=== What to produce ===
Repeat all the material exactly; pictures stay out of your copy.

=== Data segment ===
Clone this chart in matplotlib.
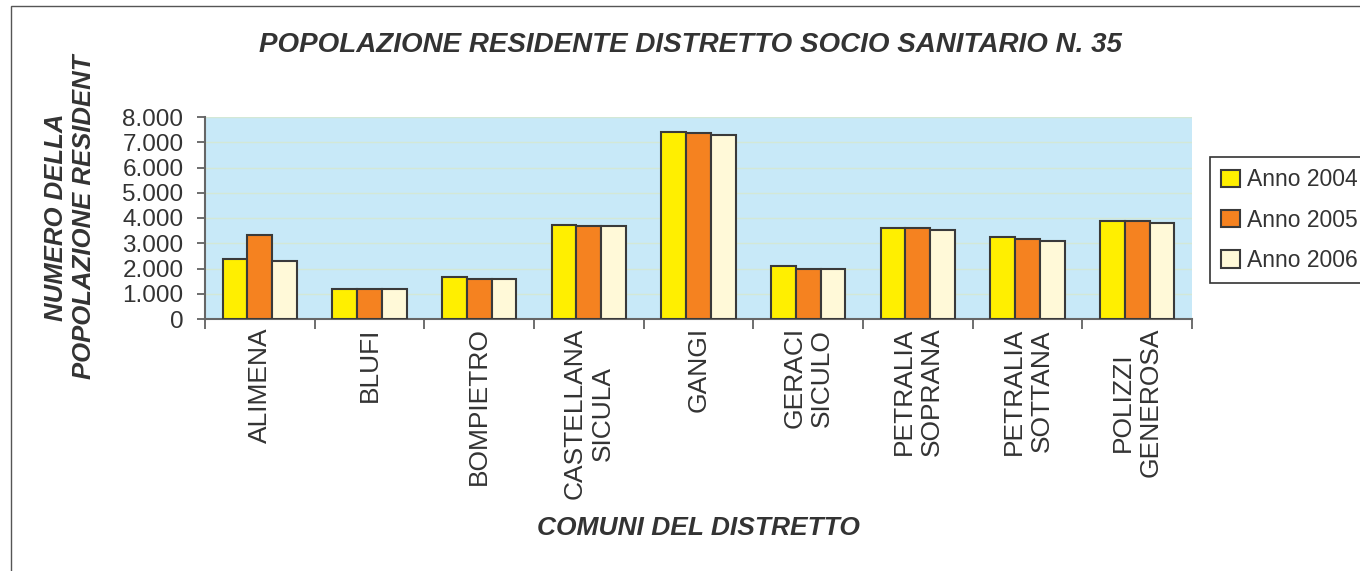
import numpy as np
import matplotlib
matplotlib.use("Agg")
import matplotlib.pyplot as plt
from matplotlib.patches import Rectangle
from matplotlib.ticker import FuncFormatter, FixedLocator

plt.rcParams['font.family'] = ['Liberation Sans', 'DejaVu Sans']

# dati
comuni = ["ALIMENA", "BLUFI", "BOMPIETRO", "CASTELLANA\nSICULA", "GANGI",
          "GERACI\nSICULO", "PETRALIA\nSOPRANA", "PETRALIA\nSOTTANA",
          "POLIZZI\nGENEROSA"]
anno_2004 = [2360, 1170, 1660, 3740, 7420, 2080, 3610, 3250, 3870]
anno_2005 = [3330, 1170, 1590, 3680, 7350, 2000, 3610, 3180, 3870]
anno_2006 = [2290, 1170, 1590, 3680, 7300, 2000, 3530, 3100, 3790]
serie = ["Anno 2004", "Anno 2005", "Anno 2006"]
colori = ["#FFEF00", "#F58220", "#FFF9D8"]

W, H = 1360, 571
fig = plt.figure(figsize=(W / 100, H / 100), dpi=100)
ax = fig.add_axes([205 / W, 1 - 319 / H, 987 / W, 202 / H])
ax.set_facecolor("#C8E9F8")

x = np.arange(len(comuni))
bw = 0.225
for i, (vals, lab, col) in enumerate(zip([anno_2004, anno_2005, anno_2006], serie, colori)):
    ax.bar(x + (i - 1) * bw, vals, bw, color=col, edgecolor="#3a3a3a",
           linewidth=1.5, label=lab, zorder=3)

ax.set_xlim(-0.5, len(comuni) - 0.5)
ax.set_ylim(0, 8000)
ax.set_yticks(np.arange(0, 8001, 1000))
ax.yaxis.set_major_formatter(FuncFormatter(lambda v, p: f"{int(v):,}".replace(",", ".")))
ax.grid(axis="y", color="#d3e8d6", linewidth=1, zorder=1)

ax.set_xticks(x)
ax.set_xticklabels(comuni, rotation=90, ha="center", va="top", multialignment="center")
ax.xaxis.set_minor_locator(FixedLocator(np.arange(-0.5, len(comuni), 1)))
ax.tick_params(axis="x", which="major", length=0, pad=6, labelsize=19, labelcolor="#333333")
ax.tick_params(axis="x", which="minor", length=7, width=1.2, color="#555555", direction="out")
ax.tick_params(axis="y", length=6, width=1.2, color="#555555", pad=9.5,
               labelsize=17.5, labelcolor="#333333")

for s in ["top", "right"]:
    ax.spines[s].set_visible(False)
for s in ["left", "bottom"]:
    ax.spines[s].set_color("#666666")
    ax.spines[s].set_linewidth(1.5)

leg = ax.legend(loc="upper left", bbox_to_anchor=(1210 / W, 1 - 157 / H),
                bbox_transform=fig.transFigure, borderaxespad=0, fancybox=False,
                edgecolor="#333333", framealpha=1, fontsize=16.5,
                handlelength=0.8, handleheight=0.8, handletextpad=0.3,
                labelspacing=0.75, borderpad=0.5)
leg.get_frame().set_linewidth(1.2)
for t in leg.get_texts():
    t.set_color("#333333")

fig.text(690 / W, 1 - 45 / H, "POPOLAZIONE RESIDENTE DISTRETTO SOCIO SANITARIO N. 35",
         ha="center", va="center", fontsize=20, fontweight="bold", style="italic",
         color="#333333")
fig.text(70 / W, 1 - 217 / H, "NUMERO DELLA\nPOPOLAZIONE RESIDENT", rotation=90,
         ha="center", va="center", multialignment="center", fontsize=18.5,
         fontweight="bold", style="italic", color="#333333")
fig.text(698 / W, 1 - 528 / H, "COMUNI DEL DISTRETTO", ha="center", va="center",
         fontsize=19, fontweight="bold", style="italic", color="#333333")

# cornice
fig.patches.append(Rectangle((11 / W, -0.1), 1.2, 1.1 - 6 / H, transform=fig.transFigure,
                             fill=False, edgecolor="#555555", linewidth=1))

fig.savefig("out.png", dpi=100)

=== Response below ===
Clone this chart in matplotlib.
import numpy as np
import matplotlib
matplotlib.use("Agg")
import matplotlib.pyplot as plt
from matplotlib.patches import Rectangle
from matplotlib.ticker import FuncFormatter, FixedLocator

plt.rcParams['font.family'] = ['Liberation Sans', 'DejaVu Sans']

# dati
comuni = ["ALIMENA", "BLUFI", "BOMPIETRO", "CASTELLANA\nSICULA", "GANGI",
          "GERACI\nSICULO", "PETRALIA\nSOPRANA", "PETRALIA\nSOTTANA",
          "POLIZZI\nGENEROSA"]
anno_2004 = [2360, 1170, 1660, 3740, 7420, 2080, 3610, 3250, 3870]
anno_2005 = [3330, 1170, 1590, 3680, 7350, 2000, 3610, 3180, 3870]
anno_2006 = [2290, 1170, 1590, 3680, 7300, 2000, 3530, 3100, 3790]
serie = ["Anno 2004", "Anno 2005", "Anno 2006"]
colori = ["#FFEF00", "#F58220", "#FFF9D8"]

W, H = 1360, 571
fig = plt.figure(figsize=(W / 100, H / 100), dpi=100)
ax = fig.add_axes([205 / W, 1 - 319 / H, 987 / W, 202 / H])
ax.set_facecolor("#C8E9F8")

x = np.arange(len(comuni))
bw = 0.225
for i, (vals, lab, col) in enumerate(zip([anno_2004, anno_2005, anno_2006], serie, colori)):
    ax.bar(x + (i - 1) * bw, vals, bw, color=col, edgecolor="#3a3a3a",
           linewidth=1.5, label=lab, zorder=3)

ax.set_xlim(-0.5, len(comuni) - 0.5)
ax.set_ylim(0, 8000)
ax.set_yticks(np.arange(0, 8001, 1000))
ax.yaxis.set_major_formatter(FuncFormatter(lambda v, p: f"{int(v):,}".replace(",", ".")))
ax.grid(axis="y", color="#d3e8d6", linewidth=1, zorder=1)

ax.set_xticks(x)
ax.set_xticklabels(comuni, rotation=90, ha="center", va="top", multialignment="center")
ax.xaxis.set_minor_locator(FixedLocator(np.arange(-0.5, len(comuni), 1)))
ax.tick_params(axis="x", which="major", length=0, pad=6, labelsize=19, labelcolor="#333333")
ax.tick_params(axis="x", which="minor", length=7, width=1.2, color="#555555", direction="out")
ax.tick_params(axis="y", length=6, width=1.2, color="#555555", pad=9.5,
               labelsize=17.5, labelcolor="#333333")

for s in ["top", "right"]:
    ax.spines[s].set_visible(False)
for s in ["left", "bottom"]:
    ax.spines[s].set_color("#666666")
    ax.spines[s].set_linewidth(1.5)

leg = ax.legend(loc="upper left", bbox_to_anchor=(1210 / W, 1 - 157 / H),
                bbox_transform=fig.transFigure, borderaxespad=0, fancybox=False,
                edgecolor="#333333", framealpha=1, fontsize=16.5,
                handlelength=0.8, handleheight=0.8, handletextpad=0.3,
                labelspacing=0.75, borderpad=0.5)
leg.get_frame().set_linewidth(1.2)
for t in leg.get_texts():
    t.set_color("#333333")

fig.text(690 / W, 1 - 45 / H, "POPOLAZIONE RESIDENTE DISTRETTO SOCIO SANITARIO N. 35",
         ha="center", va="center", fontsize=20, fontweight="bold", style="italic",
         color="#333333")
fig.text(70 / W, 1 - 217 / H, "NUMERO DELLA\nPOPOLAZIONE RESIDENT", rotation=90,
         ha="center", va="center", multialignment="center", fontsize=18.5,
         fontweight="bold", style="italic", color="#333333")
fig.text(698 / W, 1 - 528 / H, "COMUNI DEL DISTRETTO", ha="center", va="center",
         fontsize=19, fontweight="bold", style="italic", color="#333333")

# cornice
fig.patches.append(Rectangle((11 / W, -0.1), 1.2, 1.1 - 6 / H, transform=fig.transFigure,
                             fill=False, edgecolor="#555555", linewidth=1))

fig.savefig("out.png", dpi=100)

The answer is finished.